Sein Kollege Michael Nokelski holt dann sein bestes Stück aus dem Zelt: Das Schwert von Konrad von Thüringen (um 1209). Nok: "Das habe ich zusammen mit einem Schwertschmied gearbeitet." Auch sonst ist bei ihm alles detailgetreu Mittelalter und selbstgemacht: Sogar die Trippe – die Überschuhe aus Leder mit einer überdimensional langen spitzen Sohle.

Abart: "Das, was wir machen, ist keine Weltflucht. Wir wollen verstehen, was im Mittelalter passiert ist. Bei der Schmiedekunst war das alte Wissen vor 20 Jahren fast weg. Heute gelingt es schon wieder, Schwerter in einer ordentlichen Qualität zu machen. Aber ganz kommt man bisher an die Qualität der damaligen Schmiede immer noch nicht ran."

Und die war exzellent. Abart: "Gemeinsam mit Stefan Mäder haben wir fünf alte alemannische und keltischen Klingen nach Japan gebracht. Die sind völlig ausgeflippt über die exzellente Qualität!"

Schon hinter der Eisenbahnbrücke das Schild "Museum". Im Zelt ganz am Ende des Lagers steht Tilo Eber aus Ederheim bei Nördlingen. Er zeigt gerade eine Original-Axt von 1331.

Jeder Zuschauer darf sie anfassen. Er hält sie dann in der richtigen Stellung und fragt die Zuschauer: "Was glauben Sie? War die zum Holzhacken? Nein. Das war eine Richtaxt." Zum Köpfe-Abhacken.

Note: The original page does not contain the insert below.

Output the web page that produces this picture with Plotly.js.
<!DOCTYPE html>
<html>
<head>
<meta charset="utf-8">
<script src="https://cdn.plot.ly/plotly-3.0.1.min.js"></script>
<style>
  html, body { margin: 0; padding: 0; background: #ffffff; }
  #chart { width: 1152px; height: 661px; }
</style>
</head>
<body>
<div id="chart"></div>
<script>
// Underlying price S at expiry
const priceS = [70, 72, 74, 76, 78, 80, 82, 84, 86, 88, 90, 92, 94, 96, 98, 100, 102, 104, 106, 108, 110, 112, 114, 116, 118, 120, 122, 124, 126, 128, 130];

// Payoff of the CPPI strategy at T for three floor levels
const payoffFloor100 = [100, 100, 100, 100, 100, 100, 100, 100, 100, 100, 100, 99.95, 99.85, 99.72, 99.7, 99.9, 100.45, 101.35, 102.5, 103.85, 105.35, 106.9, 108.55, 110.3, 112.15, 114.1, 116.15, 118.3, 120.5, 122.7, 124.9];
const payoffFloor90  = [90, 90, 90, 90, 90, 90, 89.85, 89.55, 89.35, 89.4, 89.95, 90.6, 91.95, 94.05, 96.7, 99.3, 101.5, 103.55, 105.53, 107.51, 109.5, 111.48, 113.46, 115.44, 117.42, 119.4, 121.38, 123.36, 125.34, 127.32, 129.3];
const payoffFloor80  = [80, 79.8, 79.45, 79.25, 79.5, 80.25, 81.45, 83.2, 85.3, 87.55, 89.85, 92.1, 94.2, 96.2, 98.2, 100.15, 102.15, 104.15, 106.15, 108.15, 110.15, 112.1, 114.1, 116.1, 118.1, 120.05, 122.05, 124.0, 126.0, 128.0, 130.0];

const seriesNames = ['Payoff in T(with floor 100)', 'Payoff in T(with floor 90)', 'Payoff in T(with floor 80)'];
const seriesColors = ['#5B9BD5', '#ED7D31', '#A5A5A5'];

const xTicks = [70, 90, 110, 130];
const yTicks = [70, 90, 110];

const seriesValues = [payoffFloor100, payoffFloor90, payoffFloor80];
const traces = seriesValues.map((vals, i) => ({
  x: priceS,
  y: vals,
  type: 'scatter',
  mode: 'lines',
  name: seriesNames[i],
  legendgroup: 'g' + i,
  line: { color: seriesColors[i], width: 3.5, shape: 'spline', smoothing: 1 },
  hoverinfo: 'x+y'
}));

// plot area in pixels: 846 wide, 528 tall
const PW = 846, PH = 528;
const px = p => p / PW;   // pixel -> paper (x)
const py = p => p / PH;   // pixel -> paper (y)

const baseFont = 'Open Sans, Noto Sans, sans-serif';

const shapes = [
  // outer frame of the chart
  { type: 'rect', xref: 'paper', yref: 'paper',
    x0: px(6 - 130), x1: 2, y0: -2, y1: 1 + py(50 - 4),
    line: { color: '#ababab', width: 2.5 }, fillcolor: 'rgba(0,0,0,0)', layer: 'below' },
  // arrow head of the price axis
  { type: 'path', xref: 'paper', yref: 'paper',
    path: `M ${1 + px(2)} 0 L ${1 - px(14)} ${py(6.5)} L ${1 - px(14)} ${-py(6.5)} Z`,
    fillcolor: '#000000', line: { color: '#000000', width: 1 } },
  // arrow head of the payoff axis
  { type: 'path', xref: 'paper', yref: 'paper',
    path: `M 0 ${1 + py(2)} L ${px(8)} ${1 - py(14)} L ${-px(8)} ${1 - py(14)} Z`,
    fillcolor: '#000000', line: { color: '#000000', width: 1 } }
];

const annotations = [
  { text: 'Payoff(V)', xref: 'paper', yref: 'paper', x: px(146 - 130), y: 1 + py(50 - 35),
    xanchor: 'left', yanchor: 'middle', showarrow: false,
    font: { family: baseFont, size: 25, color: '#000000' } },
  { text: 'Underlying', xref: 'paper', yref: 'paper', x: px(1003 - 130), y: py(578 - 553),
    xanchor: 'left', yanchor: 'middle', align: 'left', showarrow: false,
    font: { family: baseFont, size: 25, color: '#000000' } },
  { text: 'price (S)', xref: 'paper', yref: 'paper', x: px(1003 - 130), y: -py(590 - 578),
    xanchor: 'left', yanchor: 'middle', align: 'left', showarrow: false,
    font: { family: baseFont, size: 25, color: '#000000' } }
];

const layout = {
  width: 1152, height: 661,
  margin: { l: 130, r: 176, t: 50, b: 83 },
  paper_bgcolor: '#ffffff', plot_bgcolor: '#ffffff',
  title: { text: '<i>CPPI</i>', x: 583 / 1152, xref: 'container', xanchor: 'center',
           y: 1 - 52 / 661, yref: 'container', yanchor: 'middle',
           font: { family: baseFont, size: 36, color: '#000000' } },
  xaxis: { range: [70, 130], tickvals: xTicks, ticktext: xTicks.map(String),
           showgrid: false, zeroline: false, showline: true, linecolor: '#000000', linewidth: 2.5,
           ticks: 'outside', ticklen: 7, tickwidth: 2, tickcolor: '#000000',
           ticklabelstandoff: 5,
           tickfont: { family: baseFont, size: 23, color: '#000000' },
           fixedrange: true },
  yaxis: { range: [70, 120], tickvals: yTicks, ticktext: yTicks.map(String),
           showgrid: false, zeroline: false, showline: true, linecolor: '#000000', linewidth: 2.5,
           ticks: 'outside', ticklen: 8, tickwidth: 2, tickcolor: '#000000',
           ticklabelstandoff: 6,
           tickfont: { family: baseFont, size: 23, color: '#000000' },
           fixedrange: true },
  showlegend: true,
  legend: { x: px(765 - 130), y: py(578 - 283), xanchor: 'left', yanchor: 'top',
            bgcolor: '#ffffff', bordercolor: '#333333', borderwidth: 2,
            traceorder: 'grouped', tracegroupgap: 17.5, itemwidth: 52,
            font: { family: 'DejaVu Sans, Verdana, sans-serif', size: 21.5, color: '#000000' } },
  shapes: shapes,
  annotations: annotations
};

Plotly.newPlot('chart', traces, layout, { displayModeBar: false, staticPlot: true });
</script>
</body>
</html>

Nächstes Grusel-Detail bei den mittelalterlichen Pfeilspitzen. Eder: "Die wurden in Fäkalien getaucht. Als Getroffener hattest Du nur eine Chance, nicht zu sterben. Einen Trichter um die Pfeilspitze in die Wunde reinschieben, bis Du um die Pfeilspitze bist. Den Trichter drehen, bis die Spitze hakt und rausziehen. So hattest Du wenigstens eine 50prozentige Überlebenschance."

Dann drückt er den Zuschauern einen Panzerbrecher mit weißem Griff in die Hand. Datiert: 1610 bis 1615. Woraus mag der weiße Griff wohl sein? Eder: "Der ist aus Menschenknochen. Weil durch die Plünderung im 30jährigen Krieg vor allem Menschenknochen in den Städten übrig geblieben sind." Das ist keine Show, dass ist gruselige Geschichte zum Anfassen!

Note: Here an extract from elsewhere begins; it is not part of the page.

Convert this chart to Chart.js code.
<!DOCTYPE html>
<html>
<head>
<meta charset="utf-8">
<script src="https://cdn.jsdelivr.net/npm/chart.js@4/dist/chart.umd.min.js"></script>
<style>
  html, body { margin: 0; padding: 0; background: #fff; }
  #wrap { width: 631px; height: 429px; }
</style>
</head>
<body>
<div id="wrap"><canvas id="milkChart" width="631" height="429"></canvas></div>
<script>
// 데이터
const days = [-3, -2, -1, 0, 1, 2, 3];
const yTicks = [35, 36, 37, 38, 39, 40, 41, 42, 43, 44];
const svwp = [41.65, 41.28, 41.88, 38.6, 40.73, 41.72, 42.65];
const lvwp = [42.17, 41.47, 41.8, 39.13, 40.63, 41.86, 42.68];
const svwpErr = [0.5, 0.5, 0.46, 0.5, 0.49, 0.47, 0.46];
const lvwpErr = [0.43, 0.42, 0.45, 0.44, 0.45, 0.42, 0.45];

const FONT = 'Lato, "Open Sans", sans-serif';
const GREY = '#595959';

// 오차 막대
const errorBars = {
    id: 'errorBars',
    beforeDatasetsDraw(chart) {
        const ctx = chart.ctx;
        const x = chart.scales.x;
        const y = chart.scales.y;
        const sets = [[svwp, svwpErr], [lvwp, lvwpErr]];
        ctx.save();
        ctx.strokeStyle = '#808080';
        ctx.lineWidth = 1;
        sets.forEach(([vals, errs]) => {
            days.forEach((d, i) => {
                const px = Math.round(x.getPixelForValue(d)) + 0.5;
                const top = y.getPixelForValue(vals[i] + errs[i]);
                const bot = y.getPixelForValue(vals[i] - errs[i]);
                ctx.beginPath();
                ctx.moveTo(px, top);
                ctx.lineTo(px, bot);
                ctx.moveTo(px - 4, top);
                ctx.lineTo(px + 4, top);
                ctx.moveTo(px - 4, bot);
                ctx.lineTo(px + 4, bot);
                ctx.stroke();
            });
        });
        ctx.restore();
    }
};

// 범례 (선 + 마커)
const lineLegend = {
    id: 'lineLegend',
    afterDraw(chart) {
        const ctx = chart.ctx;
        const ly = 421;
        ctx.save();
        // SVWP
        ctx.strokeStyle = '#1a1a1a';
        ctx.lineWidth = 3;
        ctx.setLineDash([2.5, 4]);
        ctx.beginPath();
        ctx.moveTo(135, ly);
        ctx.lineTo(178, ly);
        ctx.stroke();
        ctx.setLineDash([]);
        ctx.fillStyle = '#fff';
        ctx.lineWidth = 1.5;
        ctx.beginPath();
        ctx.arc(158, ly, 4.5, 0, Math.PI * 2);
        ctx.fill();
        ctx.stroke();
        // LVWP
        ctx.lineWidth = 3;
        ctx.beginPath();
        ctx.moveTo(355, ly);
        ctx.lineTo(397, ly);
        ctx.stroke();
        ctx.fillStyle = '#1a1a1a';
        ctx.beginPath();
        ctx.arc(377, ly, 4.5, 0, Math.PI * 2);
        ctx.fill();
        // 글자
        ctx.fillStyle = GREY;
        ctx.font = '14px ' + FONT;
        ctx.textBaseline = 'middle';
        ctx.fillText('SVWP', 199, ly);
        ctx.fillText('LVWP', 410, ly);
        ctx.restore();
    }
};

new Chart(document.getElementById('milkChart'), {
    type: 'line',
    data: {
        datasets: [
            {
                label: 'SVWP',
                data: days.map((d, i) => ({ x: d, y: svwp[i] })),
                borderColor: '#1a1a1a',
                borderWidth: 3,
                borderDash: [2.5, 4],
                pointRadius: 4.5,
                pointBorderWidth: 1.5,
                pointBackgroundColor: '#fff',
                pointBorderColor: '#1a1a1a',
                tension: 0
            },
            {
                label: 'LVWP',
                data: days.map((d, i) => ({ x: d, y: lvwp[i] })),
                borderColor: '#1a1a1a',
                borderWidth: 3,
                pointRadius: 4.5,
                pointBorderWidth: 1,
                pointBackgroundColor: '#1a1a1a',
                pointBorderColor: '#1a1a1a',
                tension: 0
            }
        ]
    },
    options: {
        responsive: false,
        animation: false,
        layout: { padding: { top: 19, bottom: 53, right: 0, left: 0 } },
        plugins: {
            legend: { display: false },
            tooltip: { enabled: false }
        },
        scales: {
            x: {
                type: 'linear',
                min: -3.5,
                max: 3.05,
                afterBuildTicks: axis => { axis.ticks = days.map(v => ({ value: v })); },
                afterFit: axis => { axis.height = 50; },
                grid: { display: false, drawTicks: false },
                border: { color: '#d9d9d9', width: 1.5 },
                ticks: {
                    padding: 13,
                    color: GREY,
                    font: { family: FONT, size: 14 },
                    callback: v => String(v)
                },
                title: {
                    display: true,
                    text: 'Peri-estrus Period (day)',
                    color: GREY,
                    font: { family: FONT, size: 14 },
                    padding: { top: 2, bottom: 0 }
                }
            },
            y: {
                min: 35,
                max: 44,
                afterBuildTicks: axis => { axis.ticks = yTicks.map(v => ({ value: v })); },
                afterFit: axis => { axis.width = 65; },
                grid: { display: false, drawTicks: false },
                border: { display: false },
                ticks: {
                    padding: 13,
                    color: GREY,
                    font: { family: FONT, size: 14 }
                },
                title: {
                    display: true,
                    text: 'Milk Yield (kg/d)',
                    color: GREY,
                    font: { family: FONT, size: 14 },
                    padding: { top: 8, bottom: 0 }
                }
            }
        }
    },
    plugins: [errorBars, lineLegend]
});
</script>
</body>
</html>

Drittes Beispiel. Manfred Pieroth. Der Designer hat alle Abbildungen alter Äxte zu Hause. Er sagt: "Ich bin 1997 auf der Thema gekommen. Ich habe das Gohstad-Schiff studiert und eine Axt als Schmuck entdeckt im Bug entdeckt. Dann traf ich einen Kurator in Speyer und sprach ihn auf das Thema Axt als Schmucksymbol an. Dann lief es bei ihm ab wie ein Uhrwerk – und bei mir öffnete sich ein weites Feld."

Deshalb bietet er jetzt – auch in der Schillerstraße in Horb – seinen Axtschmuck an. Von der Axt aus der Bronzezeit von 1600 von Christi bis hin zur Axt mit Kreuz drin, auf dem die Germanen ihren Waffeneid abgelegt haben.

Portath: "Ich recherchiere genau, bis ich die richtige Form und den richtigen Materialmix habe. Mein Anspruch ist, die Axt als Schmuck so herzustellen, dass sie den Fundstücken ihrer Zeit vom Material und der Machart her entsprechen."

Sein neuestes Projekt: Die Amazonen. Porath: "Funde untermauern, dass es sie wirklich gab. Die wissenschaftlichen Auswertungen haben ergeben, dass die Amazonen offenbar speziell ausgebildete Muskelregionen im Oberkörper hatten. Das beweist wohl, dass es diese Kriegerinnen wirklich gegeben hat. Ich bin also gespannt, was da bei meinen Recherchen raus kommt."

Nur drei Beispiele von den Ritterspielen in Horb. Sie zeigen: Die Vergangenheit ist hier nicht nur Show. Sondern wird wirklich gelebt und erforscht.